What became known as Grant’s Overland Campaign, his drive to destroy Lee’s Army by threatening Richmond, was about to begin 150 years ago. Lincoln writes a letter to Grant expressing full confidence in him. Lincoln has often intervened in military matters over the years, maddened by Generals he perceived as being unwilling to fight. Lincoln knows that, whatever else may occur, Grant will fight with all resources in his command. Lincoln can now place on Grant’s shoulders the task of beating one of the great commanders in world history, Robert E. Lee. The destiny of the country, and the Lincoln administration, is now in the hands of the failure from Galena, and his unexpected genius for war:
Executive Mansion Washington,
April 30, 1864
Lieutenant General Grant.
Not expecting to see you again before the Spring Campaign opens, I wish to express, in this way, my entire satisfaction with what you have done up to this time, so far as I understand it. The particulars of your plans I neither know, or seek to know.

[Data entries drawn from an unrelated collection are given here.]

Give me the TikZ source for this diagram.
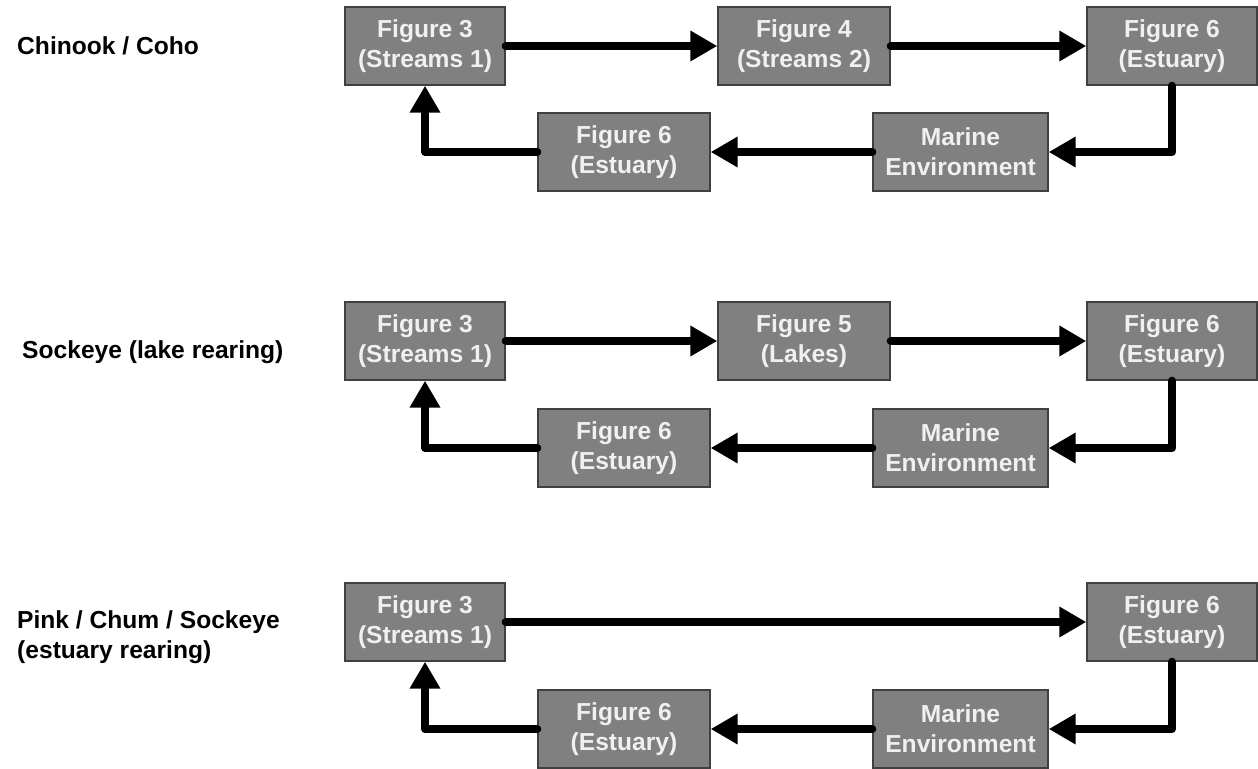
\documentclass[tikz,border=0pt]{standalone}
\usepackage{fontspec}
\setmainfont{Liberation Sans}
\usetikzlibrary{arrows.meta,positioning}
\tikzset{
  box/.style={draw=black!75, line width=0.8pt, fill=black!50, text=black!6,
    minimum width=3.44cm, minimum height=1.56cm, inner sep=0pt, align=center,
    font=\bfseries\fontsize{14}{17}\selectfont},
  fish/.style={anchor=west, align=left, font=\bfseries\fontsize{14}{17}\selectfont},
  flow/.style={line width=0.16cm, line cap=round, line join=round,
    -{Triangle[length=0.54cm,width=0.58cm]}}
}
\begin{document}
\begin{tikzpicture}
\useasboundingbox (0,0) rectangle (25.16,-15.38);
% Chinook / Coho
\node[fish] (la) at (0.22,-0.92) {Chinook / Coho};
\node[box, minimum width=3.2cm] (a3) at (8.5,-0.92) {Figure 3\\(Streams 1)};
\node[box] (a4) at (16.08,-0.92) {Figure 4\\(Streams 2)};
\node[box, minimum width=3.4cm] (a6) at (23.44,-0.92) {Figure 6\\(Estuary)};
\node[box, minimum width=3.5cm] (am) at (19.21,-3.04) {Marine\\Environment};
\node[box] (a6b) at (12.48,-3.04) {Figure 6\\(Estuary)};
\draw[flow] (a3) -- (a4);
\draw[flow] (a4) -- (a6);
\draw[flow] (a6.south) |- (am.east);
\draw[flow] (am) -- (a6b);
\draw[flow] (a6b.west) -| (a3.south);
% Sockeye (lake rearing)
\node[fish] (lb) at (0.32,-7.04) {Sockeye (lake rearing)};
\node[box, minimum width=3.2cm] (b3) at (8.5,-6.82) {Figure 3\\(Streams 1)};
\node[box] (b5) at (16.08,-6.82) {Figure 5\\(Lakes)};
\node[box, minimum width=3.4cm] (b6) at (23.44,-6.82) {Figure 6\\(Estuary)};
\node[box, minimum width=3.5cm] (bm) at (19.21,-8.96) {Marine\\Environment};
\node[box] (b6b) at (12.48,-8.96) {Figure 6\\(Estuary)};
\draw[flow] (b3) -- (b5);
\draw[flow] (b5) -- (b6);
\draw[flow] (b6.south) |- (bm.east);
\draw[flow] (bm) -- (b6b);
\draw[flow] (b6b.west) -| (b3.south);
% Pink / Chum / Sockeye (estuary rearing)
\node[fish] (lc) at (0.22,-12.74) {Pink / Chum / Sockeye\\(estuary rearing)};
\node[box, minimum width=3.2cm] (c3) at (8.5,-12.44) {Figure 3\\(Streams 1)};
\node[box, minimum width=3.4cm] (c6) at (23.44,-12.44) {Figure 6\\(Estuary)};
\node[box, minimum width=3.5cm] (cm) at (19.21,-14.58) {Marine\\Environment};
\node[box] (c6b) at (12.48,-14.58) {Figure 6\\(Estuary)};
\draw[flow] (c3) -- (c6);
\draw[flow] (c6.south) |- (cm.east);
\draw[flow] (cm) -- (c6b);
\draw[flow] (c6b.west) -| (c3.south);
\end{tikzpicture}
\end{document}
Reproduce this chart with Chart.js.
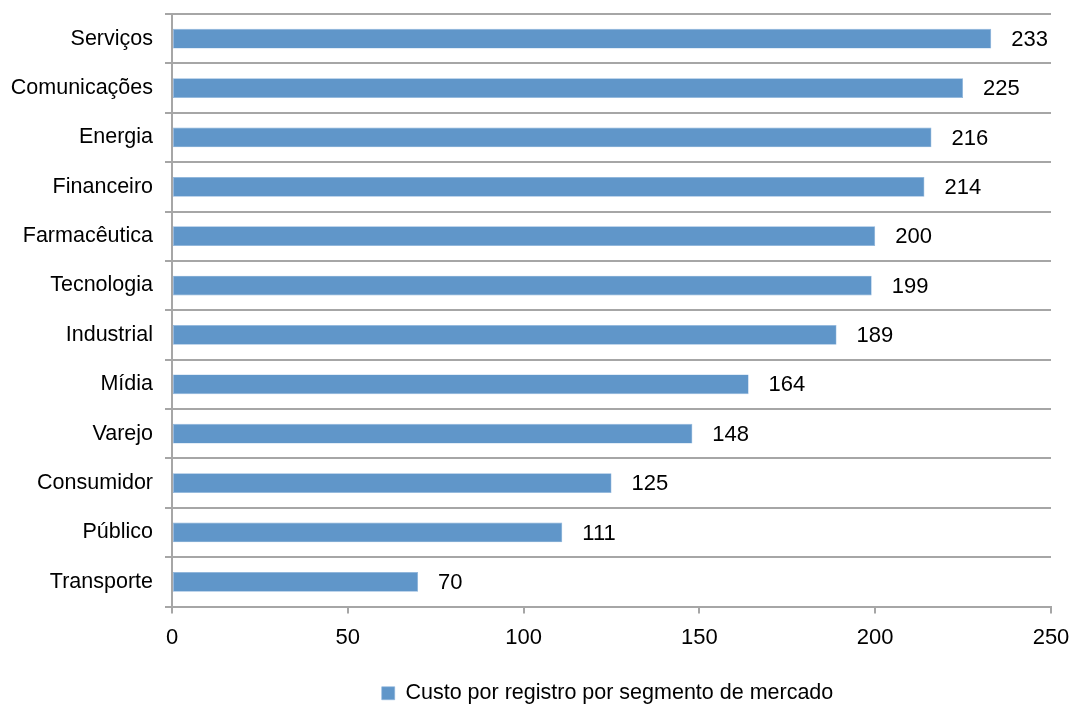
<!DOCTYPE html>
<html>
<head>
<meta charset="utf-8">
<script src="https://cdn.jsdelivr.net/npm/chart.js@4.4.0/dist/chart.umd.min.js"></script>
<style>
  html, body { margin: 0; padding: 0; background: #fff; }
  #wrap { width: 1075px; height: 704px; }
</style>
</head>
<body>
<div id="wrap"><canvas id="chart"></canvas></div>
<script>
const categories = ['Serviços', 'Comunicações', 'Energia', 'Financeiro', 'Farmacêutica', 'Tecnologia',
    'Industrial', 'Mídia', 'Varejo', 'Consumidor', 'Público', 'Transporte'];
const costValues = [233, 225, 216, 214, 200, 199, 189, 164, 148, 125, 111, 70];
const seriesLabel = 'Custo por registro por segmento de mercado';
const xTicks = [0, 50, 100, 150, 200, 250];

const FONT = '"Liberation Sans", Arial, sans-serif';
const BAR_COLOR = '#6096c9';
const GRID_COLOR = '#a6a6a6';

// draws the value next to the end of each bar
const valueLabels = {
    id: 'valueLabels',
    afterDatasetsDraw(chart) {
        const ctx = chart.ctx;
        const meta = chart.getDatasetMeta(0);
        ctx.save();
        ctx.font = '22px ' + FONT;
        ctx.fillStyle = '#000';
        ctx.textAlign = 'left';
        ctx.textBaseline = 'middle';
        meta.data.forEach((bar, i) => {
            ctx.fillText(String(costValues[i]), bar.x + 20, bar.y + 1);
        });
        ctx.restore();
    }
};

// legend sits under the plot area rather than the whole canvas
const legendShift = {
    id: 'legendShift',
    afterLayout(chart) {
        chart.legend.left += 82;
        chart.legend.right += 82;
    }
};

const ctx = document.getElementById('chart').getContext('2d');
new Chart(ctx, {
    type: 'bar',
    data: {
        labels: categories,
        datasets: [{
            label: seriesLabel,
            data: costValues,
            backgroundColor: BAR_COLOR,
            borderColor: '#8db4dc',
            borderWidth: 0.6,
            borderSkipped: false,
            barPercentage: 0.4,
            categoryPercentage: 1.0
        }]
    },
    options: {
        indexAxis: 'y',
        responsive: true,
        maintainAspectRatio: false,
        animation: false,
        layout: { padding: { top: 14, right: 24, left: 0, bottom: -10 } },
        scales: {
            x: {
                min: 0,
                max: 250,
                afterBuildTicks: scale => { scale.ticks = xTicks.map(v => ({ value: v })); },
                afterFit: scale => {
                    scale.height = 63;
                    scale.paddingLeft = 0;
                    scale.paddingRight = 0;
                },
                grid: {
                    drawOnChartArea: false,
                    drawTicks: true,
                    tickLength: 7,
                    tickColor: GRID_COLOR,
                    lineWidth: 2
                },
                border: { display: true, color: GRID_COLOR, width: 2 },
                ticks: {
                    color: '#000',
                    font: { family: FONT, size: 22 },
                    padding: 11,
                    maxRotation: 0
                }
            },
            y: {
                afterFit: scale => {
                    scale.width = 172;
                    scale.paddingTop = 0;
                    scale.paddingBottom = 0;
                },
                grid: {
                    offset: true,
                    color: GRID_COLOR,
                    lineWidth: 2,
                    tickLength: 7,
                    tickColor: GRID_COLOR
                },
                border: { display: true, color: GRID_COLOR, width: 2 },
                ticks: {
                    color: '#000',
                    font: { family: FONT, size: 21.5 },
                    padding: 12
                }
            }
        },
        plugins: {
            legend: {
                position: 'bottom',
                labels: {
                    color: '#000',
                    font: { family: FONT, size: 21.5 },
                    boxWidth: 13,
                    boxHeight: 13,
                    padding: 13
                }
            },
            tooltip: { enabled: false }
        }
    },
    plugins: [valueLabels, legendShift]
});
</script>
</body>
</html>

You are vigilant and self-reliant; and, pleased with this, I wish not to obtrude any constraints or restraints upon you. While I am very anxious that any great disaster, or the capture of our men in great numbers, shall be avoided, I know these points are less likely to escape your attention than they would be mine. If there is anything wanting which is within my power to give, do not fail to let me know it. And now with a brave Army, and a just cause, may God sustain you.